## DESCRIPTION OF THE TASK
Omit pictures and quote the listing below line by line, from its start through the line that holds "(41,10) rectangle (1300,760);".
— Start of GIVEN INFORMATION —
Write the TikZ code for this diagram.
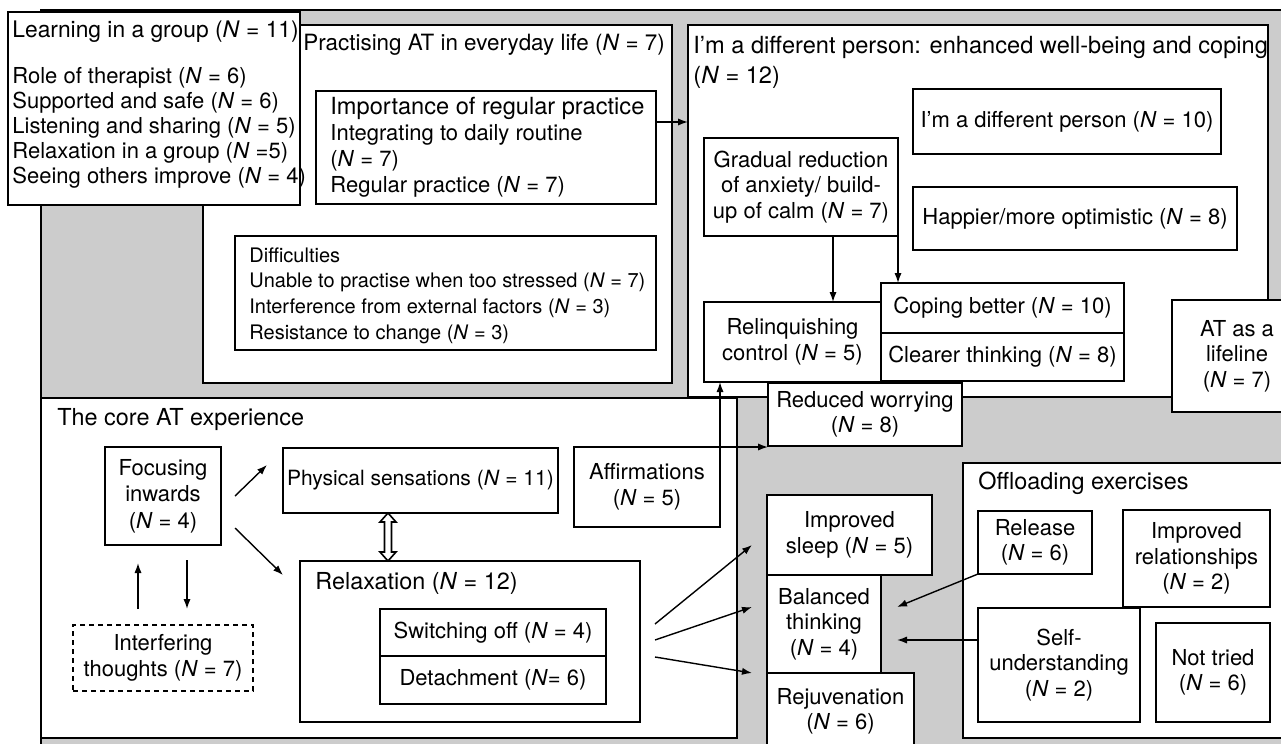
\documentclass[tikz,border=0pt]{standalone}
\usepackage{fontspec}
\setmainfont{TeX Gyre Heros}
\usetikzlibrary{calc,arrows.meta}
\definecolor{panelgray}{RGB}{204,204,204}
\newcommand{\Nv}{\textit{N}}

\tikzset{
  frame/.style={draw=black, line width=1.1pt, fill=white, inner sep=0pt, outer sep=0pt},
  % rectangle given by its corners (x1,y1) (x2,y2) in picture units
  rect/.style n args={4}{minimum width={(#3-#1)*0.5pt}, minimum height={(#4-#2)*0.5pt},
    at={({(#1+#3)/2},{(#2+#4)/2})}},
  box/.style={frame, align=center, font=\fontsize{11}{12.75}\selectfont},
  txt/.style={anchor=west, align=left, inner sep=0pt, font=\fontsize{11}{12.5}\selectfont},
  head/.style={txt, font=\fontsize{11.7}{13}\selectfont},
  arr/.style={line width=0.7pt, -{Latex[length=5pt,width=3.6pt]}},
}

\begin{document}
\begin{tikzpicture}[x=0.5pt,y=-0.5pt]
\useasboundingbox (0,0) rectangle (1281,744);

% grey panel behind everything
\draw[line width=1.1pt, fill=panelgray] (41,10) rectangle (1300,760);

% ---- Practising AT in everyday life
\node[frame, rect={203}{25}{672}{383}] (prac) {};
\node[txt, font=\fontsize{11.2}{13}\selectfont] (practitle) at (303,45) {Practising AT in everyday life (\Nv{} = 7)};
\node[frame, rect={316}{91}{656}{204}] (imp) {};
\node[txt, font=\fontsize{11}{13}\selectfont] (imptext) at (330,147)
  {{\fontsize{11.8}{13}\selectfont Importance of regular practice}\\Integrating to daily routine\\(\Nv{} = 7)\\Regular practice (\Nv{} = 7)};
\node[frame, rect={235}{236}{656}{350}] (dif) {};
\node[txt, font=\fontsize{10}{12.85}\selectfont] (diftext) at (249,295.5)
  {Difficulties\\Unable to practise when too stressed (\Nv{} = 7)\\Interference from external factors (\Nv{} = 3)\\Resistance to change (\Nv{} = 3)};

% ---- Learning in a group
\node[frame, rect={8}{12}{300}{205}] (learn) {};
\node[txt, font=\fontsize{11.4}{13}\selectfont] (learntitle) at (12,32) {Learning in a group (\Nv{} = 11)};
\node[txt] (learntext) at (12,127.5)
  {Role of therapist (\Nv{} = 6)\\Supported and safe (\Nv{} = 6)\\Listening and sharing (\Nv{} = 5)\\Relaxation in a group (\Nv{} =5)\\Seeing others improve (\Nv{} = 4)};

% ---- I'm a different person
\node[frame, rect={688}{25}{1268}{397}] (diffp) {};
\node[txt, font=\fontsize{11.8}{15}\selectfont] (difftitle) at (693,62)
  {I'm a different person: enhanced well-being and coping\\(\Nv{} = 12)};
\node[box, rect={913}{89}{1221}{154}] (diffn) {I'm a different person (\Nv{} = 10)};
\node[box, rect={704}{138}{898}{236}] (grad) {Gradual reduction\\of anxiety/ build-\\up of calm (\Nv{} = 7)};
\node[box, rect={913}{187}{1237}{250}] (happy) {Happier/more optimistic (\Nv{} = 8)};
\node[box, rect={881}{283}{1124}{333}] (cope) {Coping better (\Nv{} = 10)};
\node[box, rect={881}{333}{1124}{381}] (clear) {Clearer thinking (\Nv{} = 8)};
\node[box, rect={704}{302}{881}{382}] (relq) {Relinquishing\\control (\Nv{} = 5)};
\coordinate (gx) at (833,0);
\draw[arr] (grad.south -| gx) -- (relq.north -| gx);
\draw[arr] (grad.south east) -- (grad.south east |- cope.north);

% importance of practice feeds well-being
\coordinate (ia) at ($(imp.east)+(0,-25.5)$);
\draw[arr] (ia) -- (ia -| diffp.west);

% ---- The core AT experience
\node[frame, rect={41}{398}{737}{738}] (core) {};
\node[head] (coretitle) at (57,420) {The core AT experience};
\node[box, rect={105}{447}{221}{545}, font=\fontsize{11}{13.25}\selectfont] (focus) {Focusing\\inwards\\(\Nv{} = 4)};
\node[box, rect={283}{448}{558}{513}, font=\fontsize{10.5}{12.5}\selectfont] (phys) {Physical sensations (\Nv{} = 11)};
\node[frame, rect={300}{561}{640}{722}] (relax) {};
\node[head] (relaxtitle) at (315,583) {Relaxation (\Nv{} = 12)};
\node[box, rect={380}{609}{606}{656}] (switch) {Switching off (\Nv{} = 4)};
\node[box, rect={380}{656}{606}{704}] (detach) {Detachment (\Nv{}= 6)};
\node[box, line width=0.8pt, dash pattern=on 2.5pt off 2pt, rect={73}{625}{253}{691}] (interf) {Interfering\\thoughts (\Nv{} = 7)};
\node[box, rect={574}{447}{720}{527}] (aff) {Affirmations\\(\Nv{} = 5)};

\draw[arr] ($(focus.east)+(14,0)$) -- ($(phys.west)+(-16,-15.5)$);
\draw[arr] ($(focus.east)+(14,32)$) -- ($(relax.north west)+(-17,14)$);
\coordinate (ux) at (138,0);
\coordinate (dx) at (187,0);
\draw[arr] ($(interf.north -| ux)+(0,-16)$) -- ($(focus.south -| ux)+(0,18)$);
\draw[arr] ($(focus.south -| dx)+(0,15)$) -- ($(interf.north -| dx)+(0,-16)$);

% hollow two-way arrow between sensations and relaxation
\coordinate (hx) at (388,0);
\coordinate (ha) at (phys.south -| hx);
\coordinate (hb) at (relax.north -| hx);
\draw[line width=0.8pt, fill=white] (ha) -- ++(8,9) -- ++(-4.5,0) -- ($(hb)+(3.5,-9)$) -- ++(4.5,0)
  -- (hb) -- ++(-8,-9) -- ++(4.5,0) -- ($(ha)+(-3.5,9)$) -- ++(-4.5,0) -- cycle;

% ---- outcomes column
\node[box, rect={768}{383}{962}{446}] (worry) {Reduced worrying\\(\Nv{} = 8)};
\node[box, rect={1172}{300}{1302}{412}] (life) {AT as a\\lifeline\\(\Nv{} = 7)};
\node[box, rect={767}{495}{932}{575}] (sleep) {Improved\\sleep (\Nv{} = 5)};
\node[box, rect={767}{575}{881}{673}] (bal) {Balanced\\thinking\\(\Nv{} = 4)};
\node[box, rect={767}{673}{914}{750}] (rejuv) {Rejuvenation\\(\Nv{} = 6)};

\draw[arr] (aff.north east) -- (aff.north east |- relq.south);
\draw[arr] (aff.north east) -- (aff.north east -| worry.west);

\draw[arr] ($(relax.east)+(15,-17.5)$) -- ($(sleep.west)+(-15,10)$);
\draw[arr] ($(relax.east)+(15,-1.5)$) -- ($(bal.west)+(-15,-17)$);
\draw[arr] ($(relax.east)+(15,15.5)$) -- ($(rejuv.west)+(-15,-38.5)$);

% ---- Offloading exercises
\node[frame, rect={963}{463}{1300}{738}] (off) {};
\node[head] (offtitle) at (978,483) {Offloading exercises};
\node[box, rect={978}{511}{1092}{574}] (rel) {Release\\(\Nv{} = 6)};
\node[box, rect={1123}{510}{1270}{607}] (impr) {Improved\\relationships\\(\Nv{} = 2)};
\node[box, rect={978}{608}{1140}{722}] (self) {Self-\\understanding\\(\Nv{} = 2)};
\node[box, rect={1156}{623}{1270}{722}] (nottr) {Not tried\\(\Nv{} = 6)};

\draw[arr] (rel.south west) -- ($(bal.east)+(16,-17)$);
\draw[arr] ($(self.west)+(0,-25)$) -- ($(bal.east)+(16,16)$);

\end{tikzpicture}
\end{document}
— End of GIVEN INFORMATION —
## ANSWER TO THIS PROBLEM
Write the TikZ code for this diagram.
\documentclass[tikz,border=0pt]{standalone}
\usepackage{fontspec}
\setmainfont{TeX Gyre Heros}
\usetikzlibrary{calc,arrows.meta}
\definecolor{panelgray}{RGB}{204,204,204}
\newcommand{\Nv}{\textit{N}}

\tikzset{
  frame/.style={draw=black, line width=1.1pt, fill=white, inner sep=0pt, outer sep=0pt},
  % rectangle given by its corners (x1,y1) (x2,y2) in picture units
  rect/.style n args={4}{minimum width={(#3-#1)*0.5pt}, minimum height={(#4-#2)*0.5pt},
    at={({(#1+#3)/2},{(#2+#4)/2})}},
  box/.style={frame, align=center, font=\fontsize{11}{12.75}\selectfont},
  txt/.style={anchor=west, align=left, inner sep=0pt, font=\fontsize{11}{12.5}\selectfont},
  head/.style={txt, font=\fontsize{11.7}{13}\selectfont},
  arr/.style={line width=0.7pt, -{Latex[length=5pt,width=3.6pt]}},
}

\begin{document}
\begin{tikzpicture}[x=0.5pt,y=-0.5pt]
\useasboundingbox (0,0) rectangle (1281,744);

% grey panel behind everything
\draw[line width=1.1pt, fill=panelgray] (41,10) rectangle (1300,760);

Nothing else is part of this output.